There is always a sadness about packing. I guess you wonder if where you're going is as good as where you've been - Richard Proenneke

I need to sleep. So badly. Soooo tired. It's been a week of long days and late nights. Running around, trying to make order of the madness of the move. 

When I have slept this week, I've actually dreamt about boxes and packing. And fighting with packing tape and the gun dispenser. Although that has actually been a reality for the most part. I have the puncture marks on my fingers to prove it. The detail seeped into my dream. Like a nightmare.

And at the same time I'm still job hunting, of course. Yes, still no job. I'm not stressed. Yet. But could be very soon, methinks...

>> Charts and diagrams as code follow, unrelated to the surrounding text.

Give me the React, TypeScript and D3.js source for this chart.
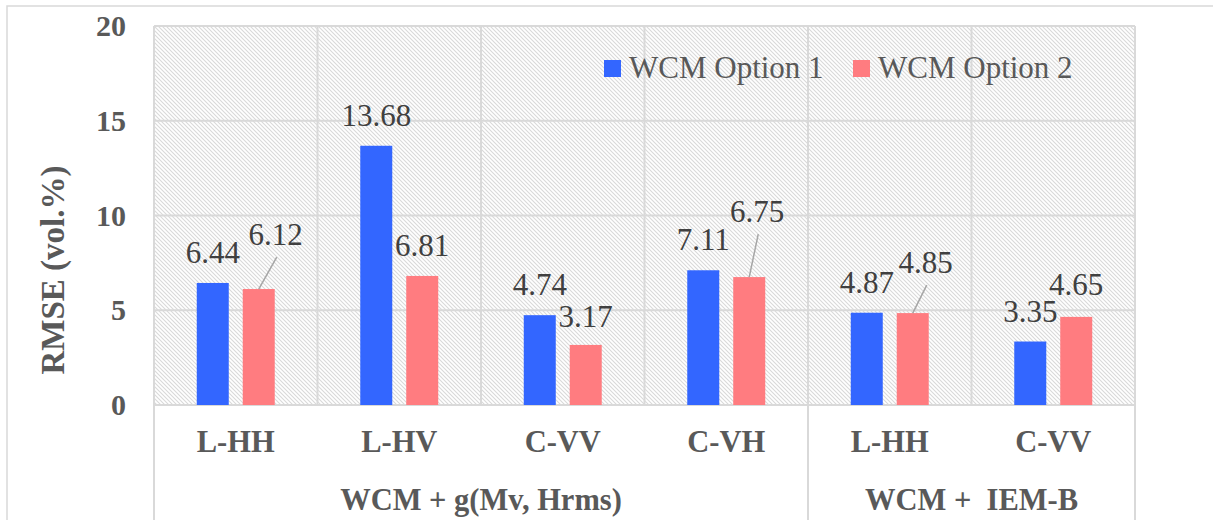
import React from "react";
import * as d3 from "d3";

const categories = ["L-HH", "L-HV", "C-VV", "C-VH", "L-HH", "C-VV"];
const groups = [
  { name: "WCM + g(Mv, Hrms)", start: 0, end: 4 },
  { name: "WCM +  IEM-B", start: 4, end: 6 },
];
const seriesNames = ["WCM Option 1", "WCM Option 2"];
const option1 = [6.44, 13.68, 4.74, 7.11, 4.87, 3.35];
const option2 = [6.12, 6.81, 3.17, 6.75, 4.85, 4.65];
const yTicks = [0, 5, 10, 15, 20];

// label placement tweaks (series index, category index) -> offset from default
const labelTweaks: Record<string, { dx: number; dy: number; leader: boolean }> = {
  "1-0": { dx: 17, dy: -24, leader: true },
  "1-3": { dx: 8, dy: -35, leader: true },
  "1-4": { dx: 13, dy: -20, leader: true },
  "1-5": { dx: 0, dy: -2, leader: false },
  "1-2": { dx: 0, dy: 2, leader: false },
};

const W = 1213;
const H = 520;
const left = 154;
const right = 1135;
const top = 26;
const bottom = 405;
const colors = ["#3366FF", "#FF7C80"];
const textColor = "#595959";
const gridColor = "#d9d9d9";
const tf = { fontFamily: `"Liberation Serif"` };

export default function App() {
  const x0 = d3.scaleBand<number>().domain(d3.range(categories.length)).range([left, right]).padding(0);
  const x1 = d3
    .scaleBand<number>()
    .domain([0, 1])
    .range([0, x0.bandwidth()])
    .paddingInner(0.304)
    .paddingOuter(0.93);
  const y = d3.scaleLinear().domain([0, 20]).range([bottom, top]);
  const series = [option1, option2];
  const boundaries = d3.range(categories.length + 1).map((i) => left + i * x0.step());

  return (
    <div style={{ position: "fixed", left: 0, top: 0 }}>
      <svg width={W} height={H} style={{ display: "block" }}>
        <defs>
          <pattern id="hatch" patternUnits="userSpaceOnUse" width={4} height={4}>
            <rect width={4} height={4} fill="#ffffff" />
            <path d="M-1,-1 L5,5 M3,-1 L5,1 M-1,3 L1,5" stroke="#d9d9d9" strokeWidth={1.1} />
          </pattern>
        </defs>
        <rect x={0} y={0} width={W} height={H} fill="#fff" />
        <rect x={7} y={6} width={W + 20} height={H + 20} fill="none" stroke={gridColor} strokeWidth={1.5} />
        <rect x={left} y={top} width={right - left} height={bottom - top} fill="url(#hatch)" />
        {yTicks.map((t) => (
          <line key={"g" + t} x1={left} x2={right} y1={y(t)} y2={y(t)} stroke={gridColor} strokeWidth={2} />
        ))}
        {boundaries.map((bx, i) => (
          <line key={"v" + i} x1={bx} x2={bx} y1={top} y2={bottom} stroke={gridColor} strokeWidth={2} />
        ))}
        {[0, ...groups.map((g) => g.end)].map((ci) => (
          <line
            key={"s" + ci}
            x1={boundaries[ci]}
            x2={boundaries[ci]}
            y1={bottom}
            y2={H}
            stroke={gridColor}
            strokeWidth={2}
          />
        ))}
        {yTicks.map((t) => (
          <text
            key={"yt" + t}
            x={126}
            y={y(t) + 10}
            textAnchor="end"
            fontSize={30}
            fontWeight="bold"
            fill={textColor}
            style={tf}
          >
            {t}
          </text>
        ))}
        <text
          transform={`translate(64,270) rotate(-90)`}
          textAnchor="middle"
          fontSize={33}
          fontWeight="bold"
          fill={textColor}
          style={tf}
        >
          RMSE (vol.%)
        </text>
        {series.map((vals, si) =>
          vals.map((v, ci) => (
            <rect
              key={`b${si}-${ci}`}
              x={(x0(ci) as number) + (x1(si) as number)}
              y={y(v)}
              width={x1.bandwidth()}
              height={bottom - y(v)}
              fill={colors[si]}
            />
          ))
        )}
        {series.map((vals, si) =>
          vals.map((v, ci) => {
            const cx = (x0(ci) as number) + (x1(si) as number) + x1.bandwidth() / 2;
            const tw = labelTweaks[`${si}-${ci}`] || { dx: 0, dy: 0, leader: false };
            const lx = cx + tw.dx;
            const ly = y(v) - 20 + tw.dy;
            return (
              <g key={`l${si}-${ci}`}>
                {tw.leader && (
                  <line x1={cx} y1={y(v)} x2={lx + 1} y2={ly + 12} stroke="#a6a6a6" strokeWidth={1.5} />
                )}
                <text x={lx} y={ly} textAnchor="middle" fontSize={31} fill="#404040" style={tf}>
                  {v.toFixed(2)}
                </text>
              </g>
            );
          })
        )}
        {categories.map((c, i) => (
          <text
            key={"c" + i}
            x={(x0(i) as number) + x0.bandwidth() / 2}
            y={452}
            textAnchor="middle"
            fontSize={30.5}
            fontWeight="bold"
            fill={textColor}
            style={tf}
          >
            {c}
          </text>
        ))}
        {groups.map((g) => (
          <text
            key={g.name}
            x={(boundaries[g.start] + boundaries[g.end]) / 2}
            y={510}
            textAnchor="middle"
            fontSize={30.5}
            fontWeight="bold"
            fill={textColor}
            style={{ ...tf, whiteSpace: "pre" }}
          >
            {g.name}
          </text>
        ))}
        {seriesNames.map((n, i) => {
          const lx = [604, 853][i];
          return (
            <g key={n}>
              <rect x={lx} y={60} width={17} height={17} fill={colors[i]} />
              <text x={lx + 25} y={78} fontSize={31} fill={textColor} style={tf}>
                {n}
              </text>
            </g>
          );
        })}
      </svg>
    </div>
  );
}
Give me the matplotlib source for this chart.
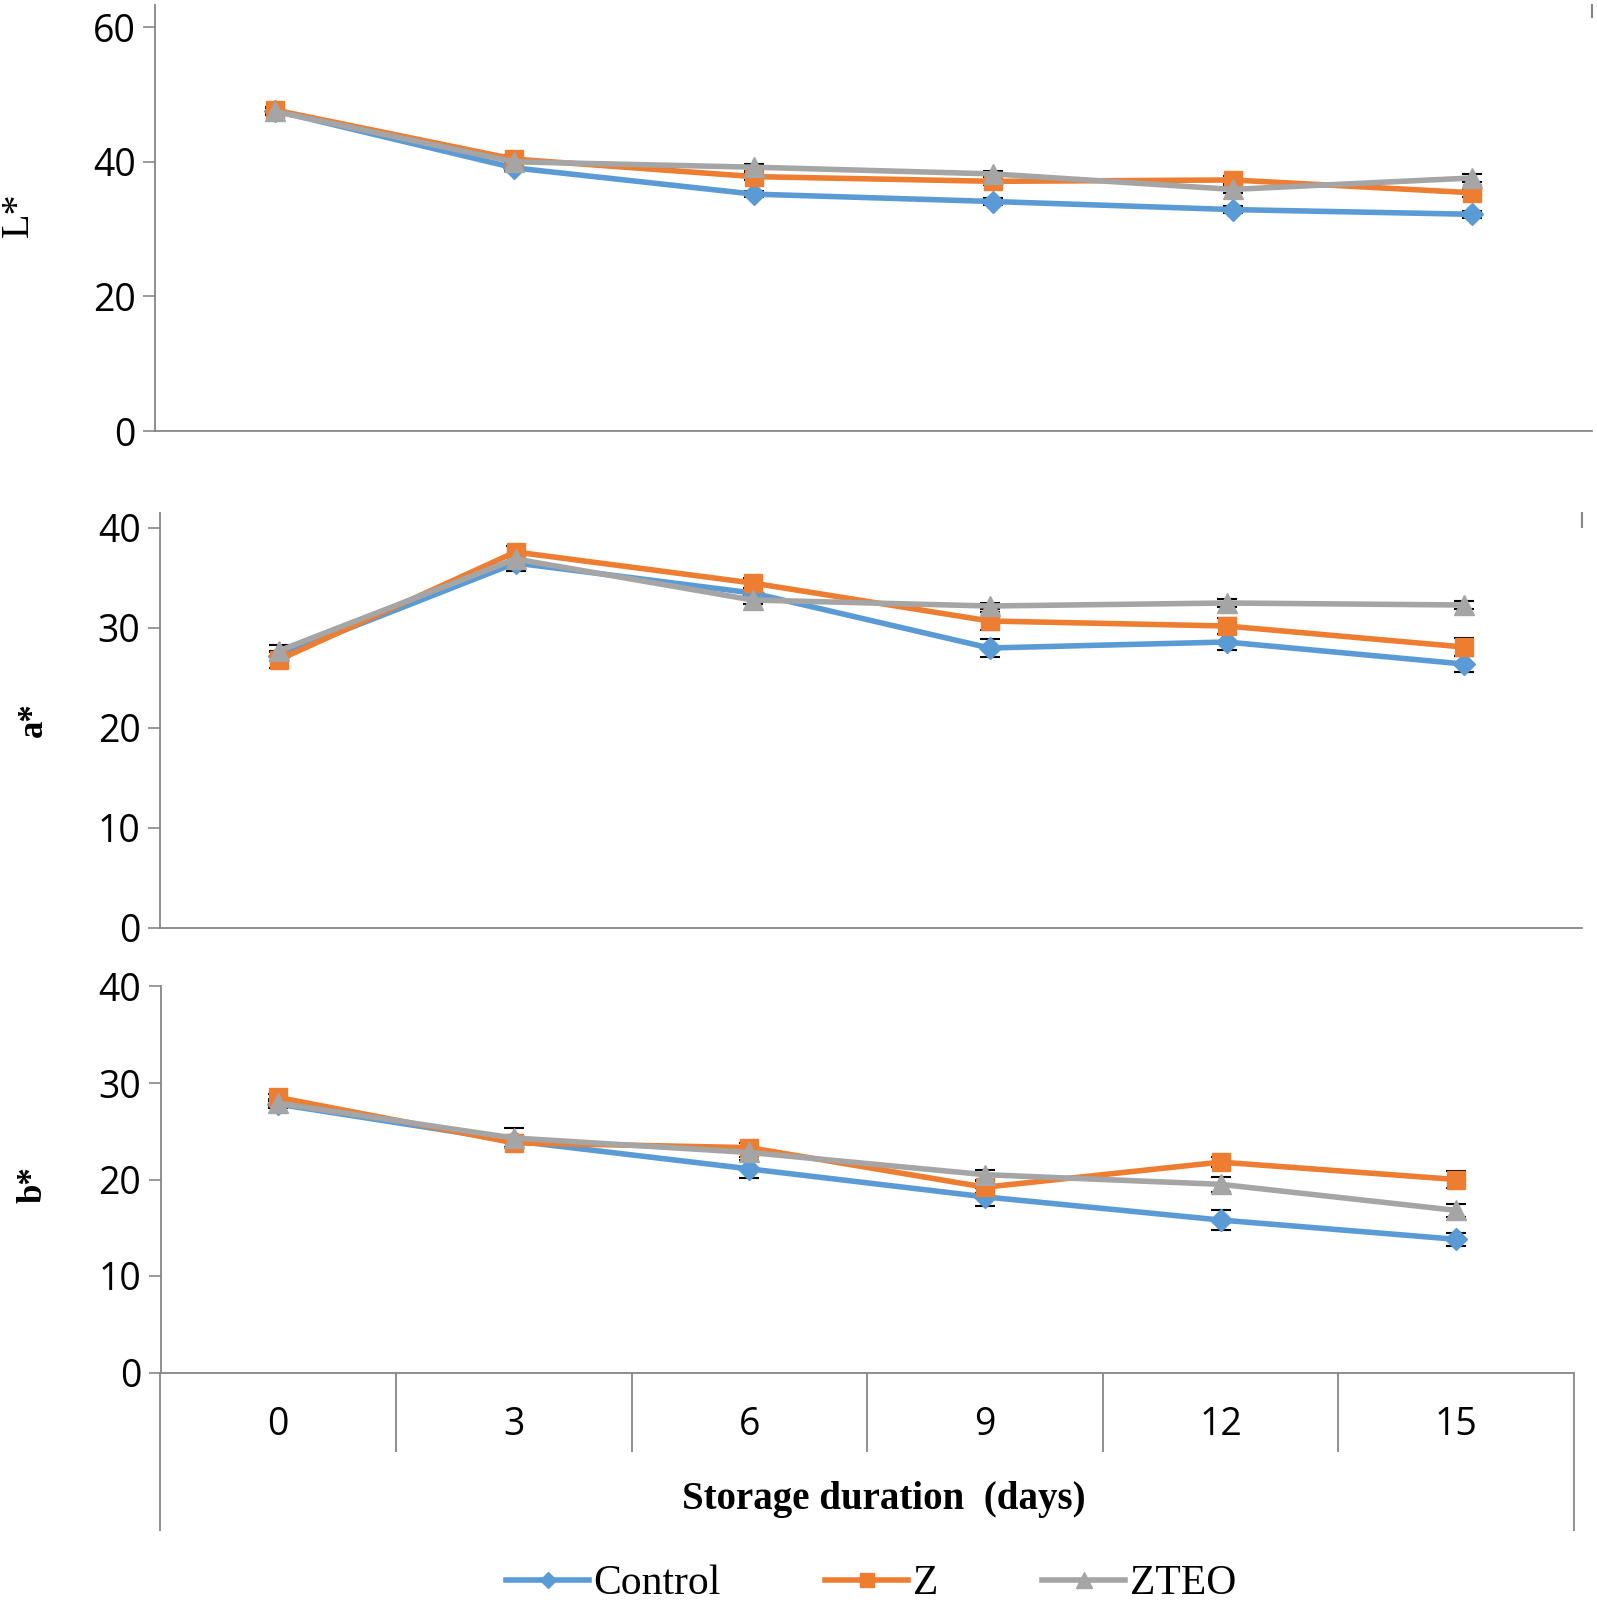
import matplotlib.pyplot as plt
from matplotlib.lines import Line2D

W, H = 1597, 1602

days = ["0", "3", "6", "9", "12", "15"]
series = ["Control", "Z", "ZTEO"]
colors = ["#5B9BD5", "#ED7D31", "#A5A5A5"]
markers = ["D", "s", "^"]
msizes = [11, 13, 15]

L_control = [47.6, 39.1, 35.2, 34.1, 32.9, 32.2]
L_z = [47.7, 40.4, 37.8, 37.1, 37.3, 35.4]
L_zteo = [47.5, 40.0, 39.2, 38.2, 35.9, 37.6]
L_err = [[0.5, 0.5, 0.5, 0.5, 0.5, 0.5],
         [0.5, 0.6, 0.5, 0.6, 0.6, 0.6],
         [0.5, 0.5, 0.5, 0.5, 0.6, 0.6]]

a_control = [27.2, 36.5, 33.5, 28.0, 28.6, 26.4]
a_z = [26.8, 37.6, 34.5, 30.7, 30.2, 28.1]
a_zteo = [27.7, 36.9, 32.8, 32.2, 32.5, 32.3]
a_err = [[0.5, 0.8, 0.5, 0.9, 0.8, 0.8],
         [0.8, 0.6, 0.5, 0.9, 0.8, 0.9],
         [0.6, 0.5, 0.4, 0.3, 0.4, 0.4]]

b_control = [27.8, 24.0, 21.1, 18.2, 15.8, 13.8]
b_z = [28.5, 23.8, 23.3, 19.2, 21.8, 20.0]
b_zteo = [27.9, 24.3, 22.8, 20.5, 19.5, 16.8]
b_err = [[0.4, 0.6, 0.9, 0.9, 1.0, 0.7],
         [0.4, 0.5, 0.5, 0.6, 0.5, 0.9],
         [0.4, 1.0, 0.5, 0.5, 0.8, 0.7]]

AXIS_GREY = "#868686"
TICK_FONT = "Open Sans"
SERIF = "Liberation Serif"

fig = plt.figure(figsize=(W / 100, H / 100), dpi=100)


def px_axes(left, right, top, bottom):
    return fig.add_axes([left / W, 1 - bottom / H, (right - left) / W, (bottom - top) / H])


def style(ax, ymax, yticks):
    ax.set_xlim(-0.5, 5.5)
    ax.set_ylim(0, ymax)
    for s in ["top", "right"]:
        ax.spines[s].set_visible(False)
    for s in ["left", "bottom"]:
        ax.spines[s].set_color(AXIS_GREY)
        ax.spines[s].set_linewidth(1.3)
    ax.set_yticks(yticks)
    ax.set_yticklabels([str(t) for t in yticks], fontfamily=TICK_FONT, fontsize=27)
    ax.tick_params(axis="y", direction="out", length=9, width=1.2, color=AXIS_GREY, pad=5)
    ax.set_xticks([])


def draw(ax, data, errs):
    x = list(range(len(days)))
    for vals, err, c, m, ms in zip(data, errs, colors, markers, msizes):
        ax.errorbar(x, vals, yerr=err, fmt="none", ecolor="black", elinewidth=1.3,
                    capsize=7, capthick=1.5, zorder=2)
        ax.plot(x, vals, color=c, lw=4, marker=m, ms=ms, mec=c, mfc=c, zorder=3)


# top panel L*
ax1 = px_axes(155, 1592, 5, 431)
style(ax1, 63.3, [0, 20, 40, 60])
draw(ax1, [L_control, L_z, L_zteo], L_err)
ax1.axvline(5.5, ymin=0.972, ymax=1.0, color=AXIS_GREY, lw=1.5, clip_on=False)
fig.text(18 / W, 1 - 215 / H, "L*", fontfamily=SERIF, fontsize=29, rotation=90,
         ha="center", va="center")

# middle panel a*
ax2 = px_axes(160, 1582, 513, 928)
style(ax2, 41.5, [0, 10, 20, 30, 40])
draw(ax2, [a_control, a_z, a_zteo], a_err)
ax2.axvline(5.5, ymin=0.966, ymax=1.0, color=AXIS_GREY, lw=1.5, clip_on=False)
fig.text(33 / W, 1 - 720 / H, "a*", fontfamily=SERIF, fontweight="bold", fontsize=25,
         rotation=90, ha="center", va="center")

# bottom panel b*
ax3 = px_axes(160.5, 1574, 986.5, 1372.5)
style(ax3, 40, [0, 10, 20, 30, 40])
draw(ax3, [b_control, b_z, b_zteo], b_err)
fig.text(33 / W, 1 - 1185 / H, "b*", fontfamily=SERIF, fontweight="bold", fontsize=25,
         rotation=90, ha="center", va="center")

# category axis with separators
ax3.set_xticks(range(len(days)))
ax3.set_xticklabels(days, fontfamily=TICK_FONT, fontsize=27)
ax3.tick_params(axis="x", length=0, pad=24)
trans = ax3.get_xaxis_transform()
h_axes = 1372.5 - 986.5
inner = -(1452 - 1372.5) / h_axes
outer = -(1531 - 1372.5) / h_axes
ax3.vlines([0.5, 1.5, 2.5, 3.5, 4.5], inner, 0, transform=trans, colors=AXIS_GREY,
           lw=1.3, clip_on=False)
ax3.vlines([-0.5, 5.5], outer, 0, transform=trans, colors=AXIS_GREY, lw=1.3, clip_on=False)

fig.text(884 / W, 1 - 1500 / H, "Storage duration  (days)", fontfamily=SERIF,
         fontweight="bold", fontsize=28, ha="center", va="center")

handles = [Line2D([], [], color=c, lw=4, marker=m, ms=ms * 0.75, mec=c, mfc=c)
           for c, m, ms in zip(colors, markers, msizes)]
fig.legend(handles, series, loc="center", bbox_to_anchor=(871 / W, 1 - 1584 / H),
           ncol=3, frameon=False, prop={"family": SERIF, "size": 30},
           handlelength=2.0, handletextpad=0.1, columnspacing=2.5, borderpad=0)

fig.savefig("out.png", dpi=100)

The cats, on the other hand, are stressed. And consequently very clingy. Even the independent and aloof Mr Montague. Especially at night. I either wake up unable to breathe with a cat (or two) across my chest or wake up to find a cat face inches from mine, staring hard at me. I assume to ensure I'm still around and still alive. Disconcerting, to say the least.

I hope they can hold it together for another week. Me too, for that matter. Although I'm not sure I am actually holding it together. I don't know where anything is. Which is a complete nightmare for a control freak like me. But then, for the most time I don't know where I am. Who I am. It's the fatigue, of course. I hope. But it's an interesting feeling. Not altogether unpleasant, I might add...

The packing though was never-ending. I'm so tired of packing that I'm tempted to say that I really do have too many books. Packing them went on and on. And on. It felt like they were breeding behind my back. Multiplying before my eyes.

Still, all is finally under control. Yesterday, a group of big and muscly friends delivered the fridge/freezer, washing machine and bookshelves to their new homes, and moved all the remaining furniture into one room. Everything else is now boxed up and the world feels like a better place. So that the cleaning can begin. Oh joy! 

But tonight I intend to sleep a long, long time. And then some more. And I have a full and fun week ahead to soften the blow. More goodbye coffees and lunches and dinners. I could get used to life on this other planet. Can I stay here?